Effect of Environments on Fatigue Crack Growth in Platinum Metals

We have shown above that some platinum metals can be expected to have lower fatigue crack growth rates than any other metals, purely based on the modulus correlation, Equations (iii) and (iv). In vacuum, crack growth rates even lower than those predicted by the modulus correlation, Equation (iv) may occur in rhodium, iridium, osmium and ruthenium. This is because of the effect of crack branching or possibly rewelding which is evident in Figures 5 and 6 where it reduces the fatigue crack growth rates below the values expected from the modulus correlation, Equation (iv).
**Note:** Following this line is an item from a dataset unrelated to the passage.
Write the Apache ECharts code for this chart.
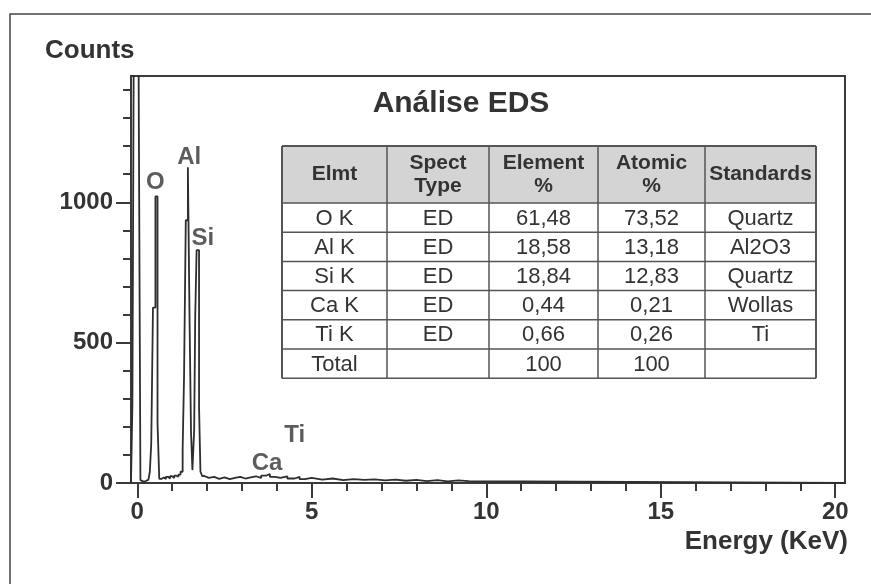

A chloride solution does not accelerate fatigue crack growth rates in platinum, as shown in Figure 6, but the effect of aqueous solutions may strongly depend on the electrode potential (5), and this aspect of corrosion fatigue has not yet been studied with platinum metals.

Conclusions

The fatigue crack growth rates in platinum, palladium and a 30 per cent rhodium-platinum alloy have been studied using massive test specimens and fracture mechanics test techniques. The fatigue crack growth data measured in air follow well the prediction made earlier, based on the modulus correlation for fatigue crack growth rates as a function of the cyclic stress intensity range and the elastic modulus. From this it may be expected that some platinum metals may have the highest resistance to fatigue crack growth of all metals. Vacuum as a test environment may result in crack growth rates even lower than predicted by the modulus correlation. This may be due to partial rewelding of the fatigue cracks and to crack branching on a micro scale, as observed already with platinum and palladium.

A corresponding study of the metals rhodium, iridium, osmium, ruthenium and rhenium would be highly interesting. In some of these metals, the fracture toughness would have to be taken into consideration.